Lines of data:
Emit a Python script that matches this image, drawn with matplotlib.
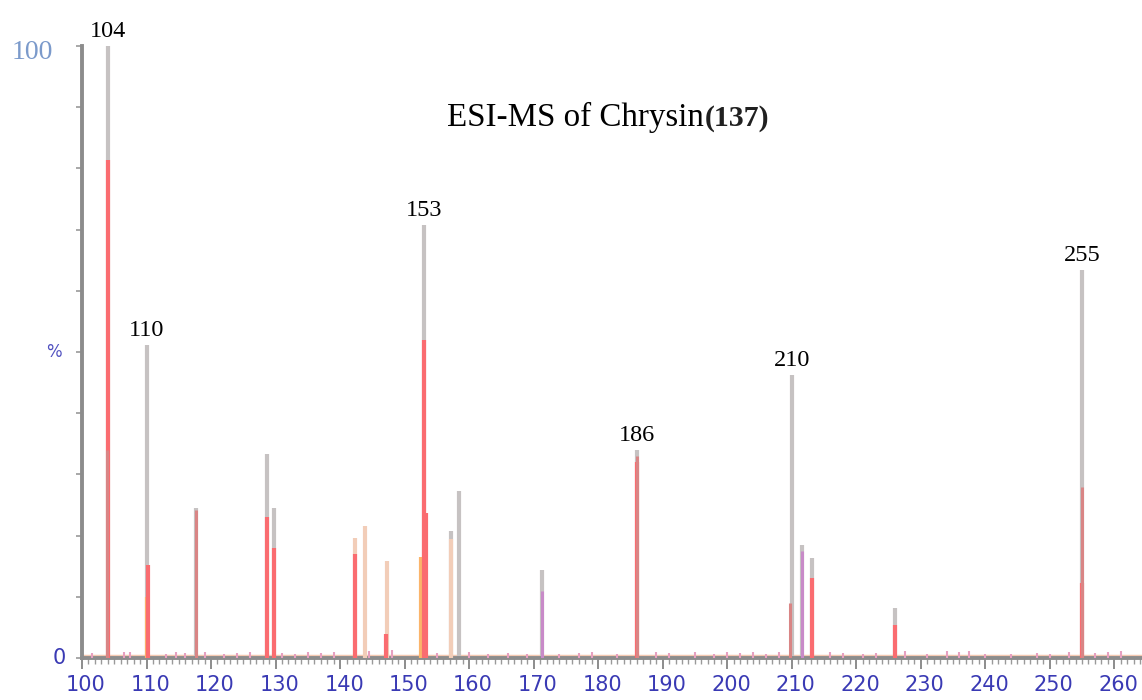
import matplotlib
matplotlib.use("Agg")
import matplotlib.pyplot as plt
import matplotlib.transforms as mtransforms
from matplotlib.ticker import MultipleLocator

# ---- spectrum data (m/z, relative intensity %) ----
# outer envelope of each peak (grey trace)
grey_mz = [104, 110, 117.7, 128.7, 129.8, 153, 157.2, 158.4, 171.3, 186, 210, 211.6, 213.2, 226, 255]
grey_int = [100, 51.1, 24.5, 33.3, 24.5, 70.8, 20.8, 27.3, 14.4, 34.0, 46.2, 18.5, 16.3, 8.2, 63.4]

# peach trace
peach_mz = [142.3, 143.9, 147.3, 157.2]
peach_int = [19.6, 21.6, 15.8, 19.5]

# orange trace
orange_mz = [110, 152.6]
orange_int = [10.0, 16.5]

# red trace
red_mz = [104, 110.2, 128.6, 129.7, 142.3, 147.1, 153, 153.35, 186, 213.2, 226, 255]
red_int = [81.4, 15.2, 23.0, 18.0, 17.0, 4.0, 52.0, 23.7, 32.0, 13.0, 5.4, 12.3]

# brownish-red trace
brown_mz = [103.8, 117.7, 186, 209.8, 255]
brown_int = [34.0, 24.2, 33.0, 9.0, 28.0]

# violet trace
violet_mz = [171.3, 211.6]
violet_int = [11.0, 17.5]

# small background ions along the baseline
noise_mz = [101.5, 106.5, 107.5, 113, 114.5, 116, 119, 122, 124, 126, 131, 133, 135, 137, 139,
            144.5, 148, 155, 160, 163, 166, 169, 174, 177, 179, 183, 189, 191, 195, 198, 200,
            202, 204, 206, 208, 216, 218, 221, 223, 227.5, 231, 234, 236, 237.5, 240, 244,
            248, 250, 253, 257, 259, 261]
noise_int = [0.8, 1.0, 0.9, 0.7, 1.0, 0.8, 0.9, 0.7, 0.8, 0.9, 0.8, 0.7, 0.9, 0.8, 1.0,
             1.2, 1.3, 0.8, 0.9, 0.6, 0.8, 0.7, 0.6, 0.8, 0.9, 0.7, 0.9, 0.8, 1.0, 0.7, 0.9,
             0.8, 0.9, 0.7, 1.0, 0.9, 0.8, 0.7, 0.8, 1.1, 0.6, 1.2, 1.0, 1.1, 0.7, 0.6,
             0.8, 0.7, 0.9, 0.8, 1.0, 1.1]

peak_labels = ["104", "110", "153", "186", "210", "255"]
label_mz = [104, 110, 153, 186, 210, 255]
label_int = [100, 51.1, 70.8, 34.0, 46.2, 63.4]

title_main = "ESI-MS of Chrysin"
title_cmpd = "(137)"

W, H = 1142, 700
fig = plt.figure(figsize=(W / 100, H / 100), dpi=100)
ax = fig.add_axes([82 / W, 42 / H, 1 - 82 / W, (658 - 42) / H])
ax.set_xlim(100, 264.3)
ax.set_ylim(0, 100 * (658 - 42) / (658 - 46))

def stems(xs, ys, color, lw=3.0, z=2):
    ax.vlines(xs, 0, ys, colors=color, linewidth=lw, zorder=z)

stems(grey_mz, grey_int, "#c6c2c2", z=2)
stems(peach_mz, peach_int, "#f2cdb8", z=3)
stems(orange_mz, orange_int, "#fbb46a", z=4)
stems(red_mz, red_int, "#fa6c70", z=5)
stems(brown_mz, brown_int, "#d98585", z=6, lw=2.2)
stems(violet_mz, violet_int, "#c88ac8", z=7, lw=2.2)
stems(noise_mz, noise_int, "#e7a0c0", lw=1.5, z=3)

# baseline band
ax.axhline(0.35, color="#f5c9b2", linewidth=2.5, zorder=1)

serif = ["Liberation Serif", "DejaVu Serif"]
for lab, x, y in zip(peak_labels, label_mz, label_int):
    ax.annotate(lab, (x, y), xytext=(0, 3), textcoords="offset points",
                ha="center", va="bottom", fontsize=17.5, family=serif,
                color="black", clip_on=False)

t1 = fig.text(447 / W, 1 - 117 / H, title_main, fontsize=23.8, family=serif,
              ha="left", va="center", color="black")
fig.canvas.draw()
bb = t1.get_window_extent()
fig.text(bb.x1 / fig.bbox.width + 0.001, 1 - 118 / H, title_cmpd, fontsize=21.5,
         family=serif, fontweight="bold", ha="left", va="center", color="#202020")

# axes styling
for side in ["top", "right"]:
    ax.spines[side].set_visible(False)
for side in ["left", "bottom"]:
    ax.spines[side].set_color("#8c8c8c")
    ax.spines[side].set_linewidth(2.8)
ax.spines["left"].set_bounds(0, 100)

ax.set_xticks(range(100, 261, 10))
ax.xaxis.set_minor_locator(MultipleLocator(1))
ax.tick_params(axis="x", which="major", length=8, width=1.4, color="#8c8c8c",
               labelsize=15, labelcolor="#3a3ab4", pad=4)
ax.tick_params(axis="x", which="minor", length=4, width=1.0, color="#9a9a9a")
shift = mtransforms.ScaledTranslation(4 / 100, 0, fig.dpi_scale_trans)
for lbl in ax.get_xticklabels():
    lbl.set_transform(lbl.get_transform() + shift)

ax.set_yticks(range(0, 101, 10))
ax.tick_params(axis="y", which="major", length=4, width=1.2, color="#9a9a9a",
               labelleft=False)

# y-axis annotations
ytr = ax.get_yaxis_transform()
ax.text(-0.027, 99, "100", transform=ytr, ha="right", va="center",
        fontsize=20, family=serif, color="#7b9acb")
ax.text(-0.019, 50, "%", transform=ytr, ha="right", va="center",
        fontsize=12, color="#5050c0")
ax.text(-0.015, 0, "0", transform=ytr, ha="right", va="center",
        fontsize=15, color="#3a3ab4")

fig.savefig("out.png", dpi=100)
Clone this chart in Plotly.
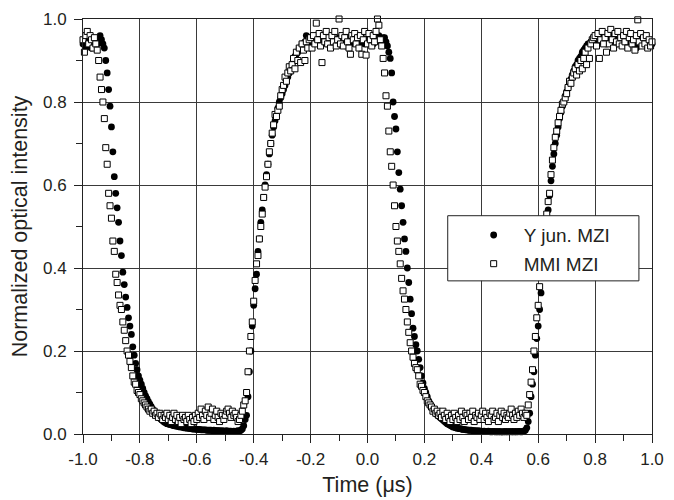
import numpy as np
import plotly.graph_objects as go

# Time base of the scope trace (microseconds)
T_START = -1.0
T_STEP = 0.005

# Y-junction MZI (filled circles), one row = 0.1 us
Y_JUN = [
    0.94, 0.95, 0.93, 0.94, 0.95, 0.94, 0.93, 0.94, 0.95, 0.94, 0.94, 0.95, 0.96, 0.95, 0.94, 0.93, 0.90, 0.87, 0.83, 0.79,
    0.74, 0.68, 0.62, 0.58, 0.545, 0.51, 0.465, 0.43, 0.39, 0.36, 0.33, 0.305, 0.28, 0.26, 0.24, 0.21, 0.19, 0.17, 0.155, 0.14,
    0.13, 0.12, 0.11, 0.10, 0.092, 0.085, 0.078, 0.072, 0.066, 0.06, 0.055, 0.05, 0.046, 0.042, 0.038, 0.035, 0.032, 0.029, 0.027, 0.025,
    0.024, 0.023, 0.022, 0.021, 0.02, 0.019, 0.019, 0.018, 0.017, 0.017, 0.016, 0.015, 0.015, 0.014, 0.014, 0.013, 0.013, 0.012, 0.012, 0.012,
    0.011, 0.011, 0.011, 0.010, 0.010, 0.010, 0.010, 0.009, 0.009, 0.009, 0.009, 0.008, 0.009, 0.008, 0.008, 0.008, 0.008, 0.007, 0.008, 0.007,
    0.007, 0.008, 0.006, 0.007, 0.007, 0.006, 0.007, 0.006, 0.007, 0.008, 0.007, 0.009, 0.012, 0.02, 0.035, 0.045, 0.09, 0.15, 0.20, 0.26,
    0.31, 0.35, 0.385, 0.44, 0.47, 0.51, 0.54, 0.57, 0.60, 0.625, 0.65, 0.675, 0.70, 0.72, 0.74, 0.755, 0.77, 0.785, 0.80, 0.81,
    0.82, 0.83, 0.84, 0.85, 0.86, 0.87, 0.88, 0.89, 0.90, 0.91, 0.915, 0.92, 0.93, 0.93, 0.94, 0.94, 0.945, 0.96, 0.95, 0.95,
    0.95, 0.94, 0.955, 0.95, 0.945, 0.96, 0.95, 0.94, 0.95, 0.955, 0.945, 0.95, 0.94, 0.955, 0.95, 0.96, 0.945, 0.95, 0.94, 0.95,
    0.955, 0.95, 0.94, 0.95, 0.945, 0.935, 0.95, 0.955, 0.94, 0.95, 0.945, 0.95, 0.96, 0.95, 0.94, 0.945, 0.955, 0.95, 0.94, 0.95,
    0.95, 0.945, 0.955, 0.95, 0.94, 0.95, 0.945, 0.955, 0.96, 0.95, 0.945, 0.955, 0.955, 0.945, 0.935, 0.92, 0.905, 0.87, 0.80, 0.765,
    0.735, 0.68, 0.63, 0.59, 0.55, 0.51, 0.47, 0.44, 0.40, 0.365, 0.325, 0.29, 0.255, 0.235, 0.215, 0.20, 0.18, 0.16, 0.14, 0.123,
    0.11, 0.10, 0.09, 0.08, 0.073, 0.066, 0.06, 0.055, 0.05, 0.046, 0.043, 0.04, 0.037, 0.034, 0.031, 0.028, 0.025, 0.023, 0.021, 0.019,
    0.017, 0.016, 0.015, 0.014, 0.013, 0.013, 0.012, 0.011, 0.011, 0.010, 0.010, 0.009, 0.009, 0.009, 0.008, 0.008, 0.008, 0.007, 0.008, 0.007,
    0.007, 0.006, 0.007, 0.006, 0.006, 0.007, 0.006, 0.005, 0.006, 0.006, 0.005, 0.006, 0.005, 0.006, 0.005, 0.005, 0.006, 0.005, 0.006, 0.005,
    0.006, 0.005, 0.006, 0.005, 0.006, 0.005, 0.006, 0.006, 0.005, 0.006, 0.007, 0.009, 0.015, 0.03, 0.05, 0.09, 0.12, 0.15, 0.19, 0.23,
    0.26, 0.30, 0.34, 0.38, 0.42, 0.46, 0.50, 0.54, 0.575, 0.61, 0.645, 0.675, 0.70, 0.72, 0.74, 0.76, 0.775, 0.79, 0.80, 0.815,
    0.825, 0.835, 0.845, 0.855, 0.865, 0.875, 0.885, 0.89, 0.90, 0.905, 0.91, 0.92, 0.925, 0.93, 0.935, 0.94, 0.94, 0.945, 0.95, 0.95,
    0.955, 0.945, 0.95, 0.96, 0.95, 0.945, 0.955, 0.95, 0.94, 0.95, 0.955, 0.945, 0.95, 0.96, 0.95, 0.94, 0.95, 0.945, 0.955, 0.95,
    0.945, 0.95, 0.935, 0.94, 0.95, 0.955, 0.945, 0.95, 0.94, 0.93, 0.945, 0.95, 0.955, 0.945, 0.94, 0.95, 0.945, 0.935, 0.94, 0.945,
    0.94,
]

# MMI MZI (open squares), one row = 0.1 us
MMI = [
    0.95, 0.92, 0.96, 0.97, 0.94, 0.96, 0.95, 0.93, 0.955, 0.94, 0.925, 0.90, 0.86, 0.83, 0.80, 0.76, 0.69, 0.65, 0.58, 0.55,
    0.52, 0.465, 0.44, 0.385, 0.365, 0.335, 0.31, 0.30, 0.27, 0.25, 0.225, 0.20, 0.19, 0.175, 0.16, 0.14, 0.125, 0.12, 0.105, 0.10,
    0.095, 0.085, 0.08, 0.075, 0.07, 0.065, 0.06, 0.055, 0.06, 0.05, 0.055, 0.045, 0.05, 0.04, 0.05, 0.045, 0.035, 0.045, 0.04, 0.05,
    0.035, 0.045, 0.03, 0.04, 0.05, 0.035, 0.045, 0.03, 0.04, 0.025, 0.045, 0.035, 0.04, 0.03, 0.045, 0.035, 0.025, 0.04, 0.03, 0.045,
    0.035, 0.05, 0.04, 0.06, 0.045, 0.035, 0.055, 0.045, 0.065, 0.04, 0.05, 0.06, 0.035, 0.045, 0.055, 0.04, 0.03, 0.05, 0.045, 0.035,
    0.045, 0.055, 0.06, 0.05, 0.04, 0.055, 0.045, 0.05, 0.04, 0.03, 0.035, 0.045, 0.055, 0.07, 0.08, 0.10, 0.15, 0.20, 0.235, 0.27,
    0.32, 0.37, 0.41, 0.43, 0.47, 0.50, 0.53, 0.57, 0.595, 0.62, 0.65, 0.68, 0.70, 0.725, 0.745, 0.77, 0.765, 0.78, 0.79, 0.815,
    0.83, 0.84, 0.86, 0.85, 0.87, 0.885, 0.875, 0.89, 0.905, 0.88, 0.92, 0.90, 0.93, 0.895, 0.94, 0.925, 0.90, 0.945, 0.93, 0.95,
    0.955, 0.93, 0.96, 0.94, 0.99, 0.95, 0.965, 0.935, 0.895, 0.96, 0.945, 0.97, 0.94, 0.955, 0.93, 0.96, 0.945, 0.97, 0.935, 0.95,
    1.0, 0.94, 0.96, 0.935, 0.955, 0.97, 0.945, 0.93, 0.915, 0.96, 0.95, 0.965, 0.94, 0.955, 0.93, 0.96, 0.915, 0.95, 0.97, 0.913,
    0.94, 0.965, 0.95, 0.935, 0.96, 0.945, 0.97, 1.0, 0.985, 0.95, 0.935, 0.905, 0.87, 0.815, 0.79, 0.73, 0.68, 0.645, 0.60, 0.55,
    0.50, 0.465, 0.44, 0.41, 0.375, 0.345, 0.325, 0.30, 0.27, 0.245, 0.22, 0.20, 0.185, 0.17, 0.16, 0.155, 0.14, 0.12, 0.115, 0.105,
    0.10, 0.09, 0.08, 0.075, 0.07, 0.065, 0.055, 0.06, 0.05, 0.055, 0.045, 0.05, 0.04, 0.055, 0.045, 0.035, 0.05, 0.04, 0.03, 0.045,
    0.035, 0.05, 0.04, 0.03, 0.045, 0.035, 0.055, 0.04, 0.03, 0.05, 0.045, 0.035, 0.05, 0.04, 0.055, 0.03, 0.045, 0.04, 0.05, 0.035,
    0.045, 0.055, 0.035, 0.05, 0.04, 0.03, 0.05, 0.045, 0.055, 0.035, 0.04, 0.05, 0.03, 0.045, 0.055, 0.04, 0.05, 0.035, 0.045, 0.04,
    0.05, 0.06, 0.045, 0.035, 0.05, 0.04, 0.055, 0.045, 0.06, 0.05, 0.04, 0.05, 0.045, 0.07, 0.095, 0.125, 0.155, 0.20, 0.235, 0.28,
    0.31, 0.355, 0.39, 0.42, 0.45, 0.48, 0.53, 0.56, 0.58, 0.625, 0.66, 0.69, 0.715, 0.73, 0.75, 0.765, 0.78, 0.795, 0.80, 0.81,
    0.82, 0.835, 0.85, 0.845, 0.86, 0.87, 0.88, 0.865, 0.89, 0.875, 0.90, 0.88, 0.905, 0.92, 0.89, 0.93, 0.905, 0.94, 0.95, 0.955,
    0.96, 0.935, 0.965, 0.905, 0.95, 0.97, 0.94, 0.955, 0.92, 0.965, 0.94, 0.975, 0.95, 0.93, 0.965, 0.945, 0.97, 0.94, 0.955, 0.935,
    0.96, 0.945, 0.97, 0.93, 0.955, 0.965, 0.94, 0.95, 0.925, 0.96, 0.998, 0.945, 0.965, 0.935, 0.955, 0.94, 0.96, 0.93, 0.95, 0.935,
    0.945,
]

X_TICKS = [-1.0, -0.8, -0.6, -0.4, -0.2, 0.0, 0.2, 0.4, 0.6, 0.8, 1.0]
X_TICK_LABELS = ["-1.0", "-0.8", "-0.6", "-0.4", "-0.2", "0.0", "0.2", "0.4", "0.6", "0.8", "1.0"]
Y_TICKS = [0.0, 0.2, 0.4, 0.6, 0.8, 1.0]
Y_TICK_LABELS = ["0.0", "0.2", "0.4", "0.6", "0.8", "1.0"]

assert len(Y_JUN) == 401, len(Y_JUN)
assert len(MMI) == 401, len(MMI)
t = np.round(T_START + T_STEP * np.arange(len(Y_JUN)), 3)

FONT = "Liberation Sans, Arial, Helvetica, sans-serif"
TXT = "#231f20"

fig = go.Figure()
fig.add_trace(go.Scatter(
    x=t, y=Y_JUN, mode="markers", name="Y jun. MZI",
    legendgroup="a",
    marker=dict(symbol="circle", size=6.8, color="black", line=dict(width=0)),
    cliponaxis=False,
))
fig.add_trace(go.Scatter(
    x=t, y=MMI, mode="markers", name="MMI MZI",
    legendgroup="b",
    marker=dict(symbol="square", size=6, color="white", line=dict(width=1, color="black")),
    cliponaxis=False,
))

axis_common = dict(
    showgrid=True, gridcolor="#3a3a3a", gridwidth=1,
    showline=True, linecolor="#222", linewidth=1, mirror=True,
    ticks="outside", ticklen=8, tickwidth=1, tickcolor="#222",
    zeroline=False, automargin=False,
    tickfont=dict(family=FONT, size=17, color=TXT),
)

fig.update_xaxes(
    range=[-1.0, 1.0], tickmode="array", tickvals=X_TICKS, ticktext=X_TICK_LABELS,
    minor=dict(ticks="outside", ticklen=6, tickcolor="#222", dtick=0.1, tick0=-1.0, showgrid=False),
    title=dict(text="Time (\u03bcs)", font=dict(family=FONT, size=21.5, color=TXT), standoff=8),
    ticklabelstandoff=2,
    **axis_common,
)
fig.update_yaxes(
    range=[0.0, 1.0], tickmode="array", tickvals=Y_TICKS, ticktext=Y_TICK_LABELS,
    minor=dict(ticks="outside", ticklen=6, tickcolor="#222", dtick=0.1, tick0=0.0, showgrid=False),
    title=dict(text="Normalized optical intensity", font=dict(family=FONT, size=21.5, color=TXT), standoff=12),
    ticklabelstandoff=4,
    **axis_common,
)

# The page body has an 8 px default margin, so the figure is sized 8 px smaller
fig.update_layout(
    width=666, height=492,
    margin=dict(l=75, r=22, t=11, b=66, autoexpand=False),
    paper_bgcolor="white", plot_bgcolor="white",
    showlegend=True,
    legend=dict(
        x=0.669, y=0.525, xanchor="left", yanchor="top",
        bgcolor="rgba(0,0,0,0)", borderwidth=0,
        font=dict(family=FONT, size=19, color=TXT),
        traceorder="grouped", tracegroupgap=1,
        itemwidth=50,
    ),
    shapes=[dict(
        type="rect", xref="paper", yref="paper",
        x0=0.641, x1=0.977, y0=0.369, y1=0.526,
        line=dict(color="#222", width=1), fillcolor="white", layer="above",
    )],
)

fig.write_html("out.html")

The task: Repeat only the lines between the top of the entries above and the line containing "13.0, 5.4, 12.3]", both ends included, without the pictures.

The answer:
Emit a Python script that matches this image, drawn with matplotlib.
import matplotlib
matplotlib.use("Agg")
import matplotlib.pyplot as plt
import matplotlib.transforms as mtransforms
from matplotlib.ticker import MultipleLocator

# ---- spectrum data (m/z, relative intensity %) ----
# outer envelope of each peak (grey trace)
grey_mz = [104, 110, 117.7, 128.7, 129.8, 153, 157.2, 158.4, 171.3, 186, 210, 211.6, 213.2, 226, 255]
grey_int = [100, 51.1, 24.5, 33.3, 24.5, 70.8, 20.8, 27.3, 14.4, 34.0, 46.2, 18.5, 16.3, 8.2, 63.4]

# peach trace
peach_mz = [142.3, 143.9, 147.3, 157.2]
peach_int = [19.6, 21.6, 15.8, 19.5]

# orange trace
orange_mz = [110, 152.6]
orange_int = [10.0, 16.5]

# red trace
red_mz = [104, 110.2, 128.6, 129.7, 142.3, 147.1, 153, 153.35, 186, 213.2, 226, 255]
red_int = [81.4, 15.2, 23.0, 18.0, 17.0, 4.0, 52.0, 23.7, 32.0, 13.0, 5.4, 12.3]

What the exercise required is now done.